Published: 00:01, 25 May 2013
An 85-year-old woman arrested outside Gillingham Mosque after allegedly hurling abuse at Muslims has been charged with a racially aggravated public order offence.
The pensioner, from Chatham, was handcuffed and taken away in a van by officers after trouble flared as worshippers left Friday prayers.
She was held by officers outside the Canterbury Street mosque as Kent Police vowed to take a hard line against reprisal attacks following the terrorist murder of a soldier.
The woman has now been released on police bail ahead of an appearance at Medway Magistrates' Court at a date to be confirmed.
Meanwhile, a 27-year-old man has also been charged with a public order offence and threats to commit criminal damage in a separate incident in Gillingham.
Police were called to a disturbance outside shop in the High Street at about 5pm on Thursday.
The charges comes after a man appeared in court yesterday afternoon to deny raiding Gillingham Mosque just hours after 25-year-old Drummer Lee Rigby was hacked to death by suspected Islamist extremists in Woolwich, south east London.
The elderly woman was arrested outside Gillingham Mosque at just before 2pm yesterday.
She and her husband had been enjoying a KFC lunch at a nearby restaurant before the couple waiting at a bus stop opposite the religious building.
Trouble flared as worshippers began to leave the mosque and police arrested the woman.
Her husband had started wandering off down the road, but managed to get back to the van before his wife was taken to the police station.
Before the incident, many Muslims turning up for Friday prayers were pleased to see a police presence of three vehicles outside.
One young worshipper, who did not want to be named, said: "I'm part of this community and I feel safe anyway, but it is nice to see the police presence here today."
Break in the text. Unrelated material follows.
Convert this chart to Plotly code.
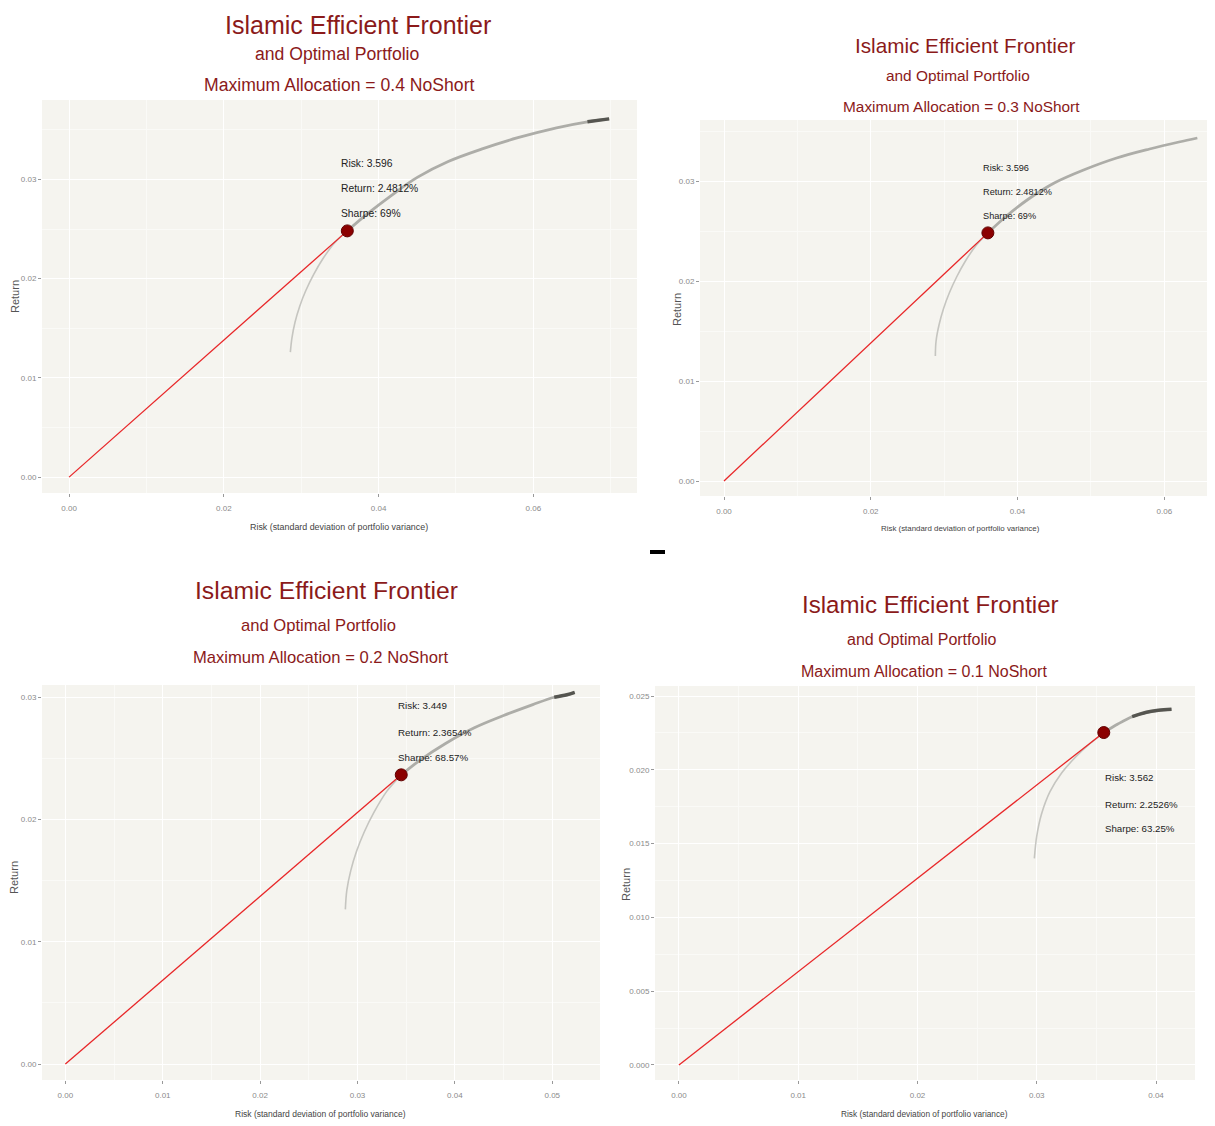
import plotly.graph_objects as go

# ---------------- data ----------------
alloc_labels = ["0.4", "0.3", "0.2", "0.1"]

risk_a04 = [0.0286, 0.0288, 0.0292, 0.0298, 0.0306, 0.0316, 0.0328, 0.0343, 0.03596, 0.0385,
            0.0415, 0.0450, 0.0490, 0.0535, 0.0580, 0.0630, 0.0670, 0.0698]
ret_a04 = [0.0126, 0.0140, 0.0156, 0.0172, 0.0188, 0.0204, 0.0220, 0.0236, 0.024812, 0.0265,
           0.0283, 0.0302, 0.0318, 0.0331, 0.0342, 0.0352, 0.0358, 0.0361]

risk_a03 = [0.0288, 0.0289, 0.0293, 0.0299, 0.0307, 0.0317, 0.0329, 0.0344, 0.03596, 0.0385,
            0.0415, 0.0450, 0.0490, 0.0535, 0.0580, 0.0620, 0.0645]
ret_a03 = [0.0125, 0.0140, 0.0156, 0.0172, 0.0188, 0.0204, 0.0220, 0.0236, 0.024812, 0.0265,
           0.0282, 0.0298, 0.0311, 0.0323, 0.0332, 0.0339, 0.0343]

risk_a02 = [0.02875, 0.0289, 0.0293, 0.0299, 0.0307, 0.0317, 0.0330, 0.03449, 0.0365, 0.0390,
            0.0420, 0.0450, 0.0480, 0.0502, 0.0515, 0.0523]
ret_a02 = [0.01265, 0.0142, 0.0158, 0.0174, 0.0190, 0.0206, 0.0223, 0.023654, 0.0249, 0.0262,
           0.0275, 0.0285, 0.0294, 0.0300, 0.0302, 0.0304]

risk_a01 = [0.0298, 0.0300, 0.0304, 0.0311, 0.0321, 0.0333, 0.0345, 0.03562, 0.0368, 0.0380,
            0.0392, 0.0402, 0.0413]
ret_a01 = [0.0140, 0.0155, 0.0170, 0.0185, 0.0198, 0.0209, 0.0218, 0.022526, 0.0231, 0.0236,
           0.0239, 0.02403, 0.0241]

opt_risk = [0.03596, 0.03596, 0.03449, 0.03562]
opt_return = [0.024812, 0.024812, 0.023654, 0.022526]
risk_labels = ["3.596", "3.596", "3.449", "3.562"]
return_labels = ["2.4812%", "2.4812%", "2.3654%", "2.2526%"]
sharpe_labels = ["69%", "69%", "68.57%", "63.25%"]

xticks_a04 = [0.00, 0.02, 0.04, 0.06]
xticks_a03 = [0.00, 0.02, 0.04, 0.06]
xticks_a02 = [0.00, 0.01, 0.02, 0.03, 0.04, 0.05]
xticks_a01 = [0.00, 0.01, 0.02, 0.03, 0.04]
yticks_a04 = [0.00, 0.01, 0.02, 0.03]
yticks_a03 = [0.00, 0.01, 0.02, 0.03]
yticks_a02 = [0.00, 0.01, 0.02, 0.03]
yticks_a01 = [0.000, 0.005, 0.010, 0.015, 0.020, 0.025]

frontiers = [(risk_a04, ret_a04), (risk_a03, ret_a03), (risk_a02, ret_a02), (risk_a01, ret_a01)]
xticks = [xticks_a04, xticks_a03, xticks_a02, xticks_a01]
yticks = [yticks_a04, yticks_a03, yticks_a02, yticks_a01]

# ---------------- layout / style ----------------
W, H = 1215, 1126
OFF = 8  # page body margin
FONT = "Liberation Sans, Arial, sans-serif"
TITLE_COLOR = "#8B1A1A"
BG = "#F5F4EF"


def fx(px):
    return (px - OFF) / W


def fy(py):
    return 1 - (py - OFF) / H


panels = [
    dict(px=(42, 637), py=(100, 493), xr=[-0.0035, 0.0734], yr=[-0.0016, 0.038],
         xfmt=".2f", yfmt=".2f", xminor=0.01, yminor=0.005,
         t_sizes=(25, 17.6), t_pos=[(358, 24.5), (337, 54), (339, 85)],
         ann_x=0.0349, ann_y=[0.0316, 0.0291, 0.02655], ann_size=10.3, ax_size=8.9,
         xt=(339, 527), yt=(15, 297), tail=0.0660),
    dict(px=(700, 1223), py=(120, 496), xr=[-0.00327, 0.0680], yr=[-0.0015, 0.0361],
         xfmt=".2f", yfmt=".2f", xminor=0.01, yminor=0.005,
         t_sizes=(20.7, 15.4), t_pos=[(965, 46), (958, 75), (961, 106)],
         ann_x=0.0350, ann_y=[0.0313, 0.02887, 0.0265], ann_size=9.2, ax_size=7.9,
         xt=(960, 528), yt=(677, 310), tail=0.0640),
    dict(px=(42, 600), py=(685, 1080), xr=[-0.0024, 0.0549], yr=[-0.0013, 0.0310],
         xfmt=".2f", yfmt=".2f", xminor=0.005, yminor=0.005,
         t_sizes=(24.7, 16.6), t_pos=[(326, 590), (318, 625), (320, 657)],
         ann_x=0.0340, ann_y=[0.02932, 0.02714, 0.02507], ann_size=9.8, ax_size=8.5,
         xt=(320, 1114), yt=(14, 878), tail=0.0500),
    dict(px=(655, 1195), py=(686, 1080), xr=[-0.00201, 0.04327], yr=[-0.00102, 0.02568],
         xfmt=".2f", yfmt=".3f", xminor=0.005, yminor=0.0025,
         t_sizes=(24.1, 16.0), t_pos=[(930, 604), (922, 639), (924, 671)],
         ann_x=0.03556, ann_y=[0.01948, 0.01768, 0.01604], ann_size=9.7, ax_size=8.3,
         xt=(924, 1114), yt=(626, 885), tail=0.0372),
]

fig = go.Figure()
annotations = []
shapes = []

for i, p in enumerate(panels):
    n = i + 1
    xa = "x" if n == 1 else f"x{n}"
    ya = "y" if n == 1 else f"y{n}"
    xkey = "xaxis" if n == 1 else f"xaxis{n}"
    ykey = "yaxis" if n == 1 else f"yaxis{n}"
    risk, ret = frontiers[i]

    # split frontier into lower (light), upper (medium) and tail (dark) parts
    k_opt = min(range(len(risk)), key=lambda j: abs(risk[j] - opt_risk[i]))
    tail_idx = [j for j in range(len(risk)) if risk[j] >= p["tail"]]

    fig.add_trace(go.Scatter(x=risk[:k_opt + 1], y=ret[:k_opt + 1], mode="lines", xaxis=xa, yaxis=ya,
                             line=dict(color="rgba(185,185,180,0.8)", width=1.6, shape="spline"),
                             hoverinfo="skip", showlegend=False))
    fig.add_trace(go.Scatter(x=risk[k_opt:], y=ret[k_opt:], mode="lines", xaxis=xa, yaxis=ya,
                             line=dict(color="rgba(160,160,155,0.85)", width=2.8, shape="spline"),
                             hoverinfo="skip", showlegend=False))
    if tail_idx:
        t0 = tail_idx[0]
        fig.add_trace(go.Scatter(x=risk[t0:], y=ret[t0:], mode="lines", xaxis=xa, yaxis=ya,
                                 line=dict(color="rgba(75,75,70,0.9)", width=3.5, shape="spline"),
                                 hoverinfo="skip", showlegend=False))

    # capital market line from origin to the optimal portfolio
    fig.add_trace(go.Scatter(x=[0, opt_risk[i]], y=[0, opt_return[i]], mode="lines",
                             xaxis=xa, yaxis=ya, line=dict(color="rgb(232,38,40)", width=1.3),
                             hoverinfo="skip", showlegend=False))
    fig.add_trace(go.Scatter(x=[opt_risk[i]], y=[opt_return[i]], mode="markers",
                             xaxis=xa, yaxis=ya,
                             marker=dict(color="#8B0000", size=12, line=dict(color="#600000", width=1)),
                             hoverinfo="skip", showlegend=False))

    xdom = [fx(p["px"][0]), min(1.0, fx(p["px"][1]))]
    ydom = [fy(p["py"][1]), fy(p["py"][0])]
    fig.update_layout({
        xkey: dict(domain=xdom, range=p["xr"], anchor=ya, tickvals=xticks[i], tickformat=p["xfmt"],
                   showgrid=True, gridcolor="white", gridwidth=1.1, zeroline=False,
                   ticks="outside", ticklen=3, tickcolor="#999", tickwidth=1,
                   tickfont=dict(family=FONT, size=8, color="#8a8a8a"), ticklabelstandoff=4,
                   minor=dict(dtick=p["xminor"], tick0=0, showgrid=True, gridcolor="#FAFAF7", gridwidth=0.8),
                   showline=False, fixedrange=True),
        ykey: dict(domain=ydom, range=p["yr"], anchor=xa, tickvals=yticks[i], tickformat=p["yfmt"],
                   showgrid=True, gridcolor="white", gridwidth=1.1, zeroline=False,
                   ticks="outside", ticklen=3, tickcolor="#999", tickwidth=1,
                   tickfont=dict(family=FONT, size=8, color="#8a8a8a"),
                   minor=dict(dtick=p["yminor"], tick0=0, showgrid=True, gridcolor="#FAFAF7", gridwidth=0.8),
                   showline=False, fixedrange=True),
    })
    shapes.append(dict(type="rect", xref="paper", yref="paper", x0=xdom[0], x1=xdom[1],
                       y0=ydom[0], y1=ydom[1], fillcolor=BG, line=dict(width=0), layer="below"))

    # titles
    lines = ["Islamic Efficient Frontier", "and Optimal Portfolio",
             f"Maximum Allocation = {alloc_labels[i]} NoShort"]
    for li, txt in enumerate(lines):
        cx, cy = p["t_pos"][li]
        annotations.append(dict(text=txt, x=fx(cx), y=fy(cy), xref="paper", yref="paper",
                                xanchor="center", yanchor="middle", showarrow=False, borderpad=0,
                                font=dict(family=FONT,
                                          size=p["t_sizes"][0] if li == 0 else p["t_sizes"][1],
                                          color=TITLE_COLOR)))
    # point labels
    lab = [f"Risk: {risk_labels[i]}", f"Return: {return_labels[i]}", f"Sharpe: {sharpe_labels[i]}"]
    for li, txt in enumerate(lab):
        annotations.append(dict(text=txt, x=p["ann_x"], y=p["ann_y"][li], xref=xa, yref=ya,
                                xanchor="left", yanchor="middle", showarrow=False,
                                font=dict(family=FONT, size=p["ann_size"], color="#222")))
    # axis titles
    annotations.append(dict(text="Risk (standard deviation of portfolio variance)",
                            x=fx(p["xt"][0]), y=fy(p["xt"][1]), xref="paper", yref="paper",
                            xanchor="center", yanchor="middle", showarrow=False,
                            font=dict(family=FONT, size=p["ax_size"], color="#444")))
    annotations.append(dict(text="Return", x=fx(p["yt"][0]), y=fy(p["yt"][1]),
                            xref="paper", yref="paper", xanchor="center", yanchor="middle",
                            textangle=-90, showarrow=False,
                            font=dict(family=FONT, size=11, color="#555")))

# small black dash between panels
shapes.append(dict(type="rect", xref="paper", yref="paper", x0=fx(650), x1=fx(665),
                   y0=fy(554), y1=fy(550), fillcolor="black", line=dict(width=0)))

fig.update_layout(width=W, height=H, margin=dict(l=0, r=0, t=0, b=0),
                  paper_bgcolor="white", plot_bgcolor="rgba(0,0,0,0)",
                  annotations=annotations, shapes=shapes, showlegend=False)

fig.write_html("out.html")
Yesterday, Andrew Grindlay - of Granville Road, Gillingham - appeared at Medway Magistrates' Court to deny an attack at Gillingham Mosque on Wednesday night.
The 45-year-old pleaded not guilty to religiously aggravated criminal damage and burglary.
He was released on bail after a 40-minute hearing and will next appear at the same court on Monday, July 22 when his case will be send to Crown court.
The mosque in Canterbury Street was damaged in an attack in which windows were smashed and bookcases containing copies of the Koran damaged.
A door frame, lock and carpet were damaged, three windows broken, two shelves pulled off the wall and a copy of the Koran damaged.
Kent Police said officers will continue to provide a high-visibility presence across the county this weekend to prevent potential reprisal attacks at Kent mosques.
The heightened patrols come as police promised a "zero tolerance" approach to anyone who targets the county's Muslim community.
Kent Police Assistant Chief Constable Gary Beautridge said: "We have good working relationships with a number of community groups all over the county and we are working with these, and are attending community events and places of worship regularly.
"I would again reiterate that there is no intelligence to suggest any direct threat to anyone in Kent. We will continue to patrol potentially vulnerable locations to ensure the safety of everyone in Kent.
"If anyone has any concerns I would encourage them to contact us by calling 101 or 999 if an emergency."
Barry Coppock, chairman of the Strategic Independent Advisory Group, said: "I am liaising and attending meetings with Kent Police on a regular basis and I, in turn, have actively engaged with many representatives and leaders in the community to ensure that people know what is happening, why police are present around the county and how officers are working with us to ensure our safety.
"The feedback from people has been really positive, they are pleased with the police approach and their commitment to keep us all safe."